One of the programs we offered for the college students was called “Coffee & Conversation” (we called it C&C for short) at which we would gather at the local coffee shop for faith sharing and friendship. At these gatherings I would often have to “get the ball rolling” but then the young people would warm up and begin to share with me and one another their struggles and joys of college life. Quite often these tales were quite scandalous and/or salacious, which would open the door to share deeply about God’s mercy, and we would talk into the wee hours about how everything (every…thing…) is potentially revelatory of God – even the experiences WE deem “inappropriate” or feel embarassed or guilty about (tis the definition of Sacramentality – a future “Strong Language” word to explore no doubt).
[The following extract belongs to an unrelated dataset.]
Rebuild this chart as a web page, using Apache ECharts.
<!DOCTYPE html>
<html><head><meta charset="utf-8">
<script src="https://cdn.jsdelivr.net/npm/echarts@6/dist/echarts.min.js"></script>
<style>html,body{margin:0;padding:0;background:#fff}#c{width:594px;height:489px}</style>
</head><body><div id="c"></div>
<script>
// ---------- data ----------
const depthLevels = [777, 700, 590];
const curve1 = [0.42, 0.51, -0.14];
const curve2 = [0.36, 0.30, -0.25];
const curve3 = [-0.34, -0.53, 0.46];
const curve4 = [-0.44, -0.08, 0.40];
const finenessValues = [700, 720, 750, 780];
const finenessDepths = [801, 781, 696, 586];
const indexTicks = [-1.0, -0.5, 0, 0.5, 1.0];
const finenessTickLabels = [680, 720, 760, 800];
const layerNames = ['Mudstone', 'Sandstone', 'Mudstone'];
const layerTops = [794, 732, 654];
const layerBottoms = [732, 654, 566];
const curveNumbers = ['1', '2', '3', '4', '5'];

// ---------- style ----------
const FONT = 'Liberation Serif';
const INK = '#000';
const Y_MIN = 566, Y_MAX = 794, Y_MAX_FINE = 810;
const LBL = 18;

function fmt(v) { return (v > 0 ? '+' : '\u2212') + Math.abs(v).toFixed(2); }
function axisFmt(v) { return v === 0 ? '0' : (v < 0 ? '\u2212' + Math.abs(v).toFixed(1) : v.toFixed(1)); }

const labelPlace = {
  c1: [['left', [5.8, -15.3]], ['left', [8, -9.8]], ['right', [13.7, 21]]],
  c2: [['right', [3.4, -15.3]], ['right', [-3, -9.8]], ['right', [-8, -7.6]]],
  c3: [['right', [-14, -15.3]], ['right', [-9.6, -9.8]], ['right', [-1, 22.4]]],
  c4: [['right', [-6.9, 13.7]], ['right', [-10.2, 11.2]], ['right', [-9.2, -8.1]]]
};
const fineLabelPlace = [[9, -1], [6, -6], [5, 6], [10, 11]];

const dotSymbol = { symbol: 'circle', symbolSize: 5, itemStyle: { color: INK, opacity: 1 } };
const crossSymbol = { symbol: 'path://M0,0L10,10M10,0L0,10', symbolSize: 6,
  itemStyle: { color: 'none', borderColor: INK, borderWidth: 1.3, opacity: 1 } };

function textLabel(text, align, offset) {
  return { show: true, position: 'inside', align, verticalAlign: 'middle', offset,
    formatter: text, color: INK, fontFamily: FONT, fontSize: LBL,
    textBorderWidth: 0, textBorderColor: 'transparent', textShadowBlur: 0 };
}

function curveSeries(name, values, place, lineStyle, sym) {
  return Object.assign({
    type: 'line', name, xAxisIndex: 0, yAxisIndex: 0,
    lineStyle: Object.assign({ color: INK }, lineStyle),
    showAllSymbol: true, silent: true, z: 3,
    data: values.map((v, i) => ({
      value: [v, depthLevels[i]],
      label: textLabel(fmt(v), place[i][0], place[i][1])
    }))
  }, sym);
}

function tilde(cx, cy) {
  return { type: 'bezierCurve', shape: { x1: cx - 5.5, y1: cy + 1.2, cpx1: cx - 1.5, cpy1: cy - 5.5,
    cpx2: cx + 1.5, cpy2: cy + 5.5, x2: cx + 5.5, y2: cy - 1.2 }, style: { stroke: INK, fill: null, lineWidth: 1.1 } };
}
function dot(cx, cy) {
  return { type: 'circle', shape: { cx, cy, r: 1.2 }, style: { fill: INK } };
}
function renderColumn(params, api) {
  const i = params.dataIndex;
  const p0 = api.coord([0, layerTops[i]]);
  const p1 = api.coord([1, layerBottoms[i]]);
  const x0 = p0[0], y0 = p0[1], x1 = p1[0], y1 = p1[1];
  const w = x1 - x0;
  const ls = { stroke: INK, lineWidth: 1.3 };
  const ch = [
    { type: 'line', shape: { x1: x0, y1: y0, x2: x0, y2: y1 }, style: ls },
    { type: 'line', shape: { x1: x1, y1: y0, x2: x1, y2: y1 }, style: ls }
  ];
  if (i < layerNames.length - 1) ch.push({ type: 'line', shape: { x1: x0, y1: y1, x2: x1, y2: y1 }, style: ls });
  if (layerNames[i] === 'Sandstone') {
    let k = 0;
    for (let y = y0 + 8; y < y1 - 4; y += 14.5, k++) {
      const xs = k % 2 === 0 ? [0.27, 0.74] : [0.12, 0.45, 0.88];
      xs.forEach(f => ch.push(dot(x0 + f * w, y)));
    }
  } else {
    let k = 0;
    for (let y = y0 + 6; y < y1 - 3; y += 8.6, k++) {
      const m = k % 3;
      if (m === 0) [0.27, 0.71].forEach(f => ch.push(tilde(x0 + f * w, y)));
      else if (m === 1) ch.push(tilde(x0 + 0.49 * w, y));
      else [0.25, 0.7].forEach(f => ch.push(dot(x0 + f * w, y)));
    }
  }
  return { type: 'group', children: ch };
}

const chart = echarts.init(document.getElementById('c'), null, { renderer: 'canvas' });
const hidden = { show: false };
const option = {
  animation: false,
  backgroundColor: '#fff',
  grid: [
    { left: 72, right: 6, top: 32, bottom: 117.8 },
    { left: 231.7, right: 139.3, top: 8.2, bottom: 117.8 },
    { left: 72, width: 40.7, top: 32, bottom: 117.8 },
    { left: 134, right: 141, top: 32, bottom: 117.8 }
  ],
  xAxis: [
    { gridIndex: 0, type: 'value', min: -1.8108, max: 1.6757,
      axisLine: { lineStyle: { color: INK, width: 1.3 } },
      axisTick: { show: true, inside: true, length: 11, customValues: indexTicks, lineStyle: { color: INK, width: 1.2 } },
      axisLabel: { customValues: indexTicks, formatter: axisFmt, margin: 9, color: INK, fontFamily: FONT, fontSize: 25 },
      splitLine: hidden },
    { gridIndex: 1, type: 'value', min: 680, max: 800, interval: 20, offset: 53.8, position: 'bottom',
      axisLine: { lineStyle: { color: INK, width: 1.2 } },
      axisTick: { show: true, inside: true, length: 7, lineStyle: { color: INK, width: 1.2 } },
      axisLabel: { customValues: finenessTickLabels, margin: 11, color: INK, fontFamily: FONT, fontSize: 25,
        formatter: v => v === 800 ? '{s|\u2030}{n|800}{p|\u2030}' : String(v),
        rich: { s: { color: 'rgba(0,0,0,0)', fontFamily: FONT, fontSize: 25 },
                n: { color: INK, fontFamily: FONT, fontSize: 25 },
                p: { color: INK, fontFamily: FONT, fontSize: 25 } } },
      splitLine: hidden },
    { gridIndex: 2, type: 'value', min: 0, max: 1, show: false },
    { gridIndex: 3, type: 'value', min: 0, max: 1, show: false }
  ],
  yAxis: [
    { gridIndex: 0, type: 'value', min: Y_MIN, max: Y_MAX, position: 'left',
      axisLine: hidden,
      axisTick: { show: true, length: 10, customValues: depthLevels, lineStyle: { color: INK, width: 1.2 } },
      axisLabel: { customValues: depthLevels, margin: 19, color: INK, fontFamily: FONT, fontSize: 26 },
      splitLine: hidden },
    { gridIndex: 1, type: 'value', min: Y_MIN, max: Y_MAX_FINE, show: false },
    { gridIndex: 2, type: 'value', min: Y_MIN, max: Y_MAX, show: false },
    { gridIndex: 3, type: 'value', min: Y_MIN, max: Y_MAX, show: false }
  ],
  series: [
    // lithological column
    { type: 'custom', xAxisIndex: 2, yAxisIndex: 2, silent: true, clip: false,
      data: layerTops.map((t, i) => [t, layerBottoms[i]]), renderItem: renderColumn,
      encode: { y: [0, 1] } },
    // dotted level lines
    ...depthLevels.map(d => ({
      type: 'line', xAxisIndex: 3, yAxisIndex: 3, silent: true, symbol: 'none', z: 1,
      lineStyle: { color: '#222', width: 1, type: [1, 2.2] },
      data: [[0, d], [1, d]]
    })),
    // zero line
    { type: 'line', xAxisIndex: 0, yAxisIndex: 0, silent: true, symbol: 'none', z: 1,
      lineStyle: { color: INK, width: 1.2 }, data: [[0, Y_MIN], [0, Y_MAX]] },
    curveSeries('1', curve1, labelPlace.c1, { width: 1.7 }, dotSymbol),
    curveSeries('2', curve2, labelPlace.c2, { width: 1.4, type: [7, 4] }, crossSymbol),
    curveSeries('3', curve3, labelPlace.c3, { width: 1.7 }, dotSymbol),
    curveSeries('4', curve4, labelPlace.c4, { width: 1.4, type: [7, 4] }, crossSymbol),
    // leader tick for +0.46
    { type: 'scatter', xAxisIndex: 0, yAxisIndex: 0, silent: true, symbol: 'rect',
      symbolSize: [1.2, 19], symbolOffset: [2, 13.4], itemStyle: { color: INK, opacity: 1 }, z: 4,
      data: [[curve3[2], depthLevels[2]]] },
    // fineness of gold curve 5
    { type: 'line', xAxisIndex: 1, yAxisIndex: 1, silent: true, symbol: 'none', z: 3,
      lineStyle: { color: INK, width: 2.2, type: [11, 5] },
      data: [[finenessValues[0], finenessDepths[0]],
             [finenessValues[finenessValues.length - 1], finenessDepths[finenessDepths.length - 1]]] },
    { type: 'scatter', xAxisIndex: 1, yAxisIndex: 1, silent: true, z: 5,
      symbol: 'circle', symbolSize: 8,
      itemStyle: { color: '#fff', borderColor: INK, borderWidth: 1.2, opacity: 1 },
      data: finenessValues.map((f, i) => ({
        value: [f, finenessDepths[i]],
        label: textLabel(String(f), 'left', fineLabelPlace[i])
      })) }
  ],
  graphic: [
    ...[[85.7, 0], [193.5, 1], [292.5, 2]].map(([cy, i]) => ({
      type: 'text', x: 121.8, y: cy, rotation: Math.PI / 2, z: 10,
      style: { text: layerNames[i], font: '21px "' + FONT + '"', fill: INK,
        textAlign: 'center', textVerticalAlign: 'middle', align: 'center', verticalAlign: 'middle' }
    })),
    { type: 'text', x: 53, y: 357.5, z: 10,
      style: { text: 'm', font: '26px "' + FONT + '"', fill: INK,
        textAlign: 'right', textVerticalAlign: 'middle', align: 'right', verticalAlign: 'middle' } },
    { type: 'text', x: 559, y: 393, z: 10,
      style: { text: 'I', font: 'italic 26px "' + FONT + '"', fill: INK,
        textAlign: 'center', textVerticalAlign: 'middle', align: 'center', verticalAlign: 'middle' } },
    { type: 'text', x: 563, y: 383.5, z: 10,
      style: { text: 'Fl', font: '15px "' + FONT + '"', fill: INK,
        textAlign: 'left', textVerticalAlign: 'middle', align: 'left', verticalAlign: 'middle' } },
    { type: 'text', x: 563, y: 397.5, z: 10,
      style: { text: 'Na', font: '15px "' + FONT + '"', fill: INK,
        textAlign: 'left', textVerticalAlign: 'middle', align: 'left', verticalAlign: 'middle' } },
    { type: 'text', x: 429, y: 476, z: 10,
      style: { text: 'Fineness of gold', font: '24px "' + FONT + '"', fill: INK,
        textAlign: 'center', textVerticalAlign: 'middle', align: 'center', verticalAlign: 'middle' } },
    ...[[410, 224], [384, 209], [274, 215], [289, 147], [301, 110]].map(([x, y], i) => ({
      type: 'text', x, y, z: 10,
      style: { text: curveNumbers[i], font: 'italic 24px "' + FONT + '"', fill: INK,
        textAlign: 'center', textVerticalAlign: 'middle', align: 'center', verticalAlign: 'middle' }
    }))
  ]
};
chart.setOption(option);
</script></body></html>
Anyway, around the time my third child was a toddler I started to notice something peculiar. I was over 40 years old now, and instead of the conversations starting when I arrived to C&C the students would actually stop talking when I walked in! I had officially become “the Mom.” Initially it broke my heart, because I loved this ministry for so many years, but, I knew that God was calling me to something new; as Ecclesiastes reads “To every thing there is a season, and a time to every purpose…”
Not long after that, Nancy Clancy tapped me on the shoulder to consider the job at CTR and the day Fr. Joe Dailey hired me I was very relieved and excited, feeling God powerfully in the change. That evening I was slated to give a talk at the Capuchin Retreat Center and I was a bit behind on my prep because I had spent several days updating my resume, interviewing and the like. So I called my friend Rakhi who loves contemporary Christian music (which I generally do not) and told her I needed a good song on the quick for this talk I was giving in about an hour! She sent me the link to the song “Good to Me” by Audrey Assad.
As I was driving my then 5-year-old daughter home from school, I put on the song in the car and I began to cry happy tears of praise and thanksgiving. It so perfectly fit how I was feeling and how thankful I was that God had found a new place for me to serve and grow. At first, my daughter was alarmed by my tears (and probably by how loudly I was belting out the refrain on the third, or 20th replay), but then I explained to her that it was no accident that my friend sent me this particular song, how perfectly it fit the momentous day and that God often works this way (aka how “mystical” the coincidence was).
For a full year or more my little one would ask at least once a week (often more) “Mommy, let’s put on ‘Good to Me’ and dance together!” And we did. We danced quite a bit together that year with joy. On occasion, even as an 11-year-old, I still find her singing the song in her bedroom and I’ll go dance with her. That moment in the car was thick with the Holy Spirit and my little one felt it and she has not forgotten about it yet!
So, maybe instead of wringing our hands nervously we can trust that God might be up to something with this 48%. It is entirely possible that we have NO idea how much is possible!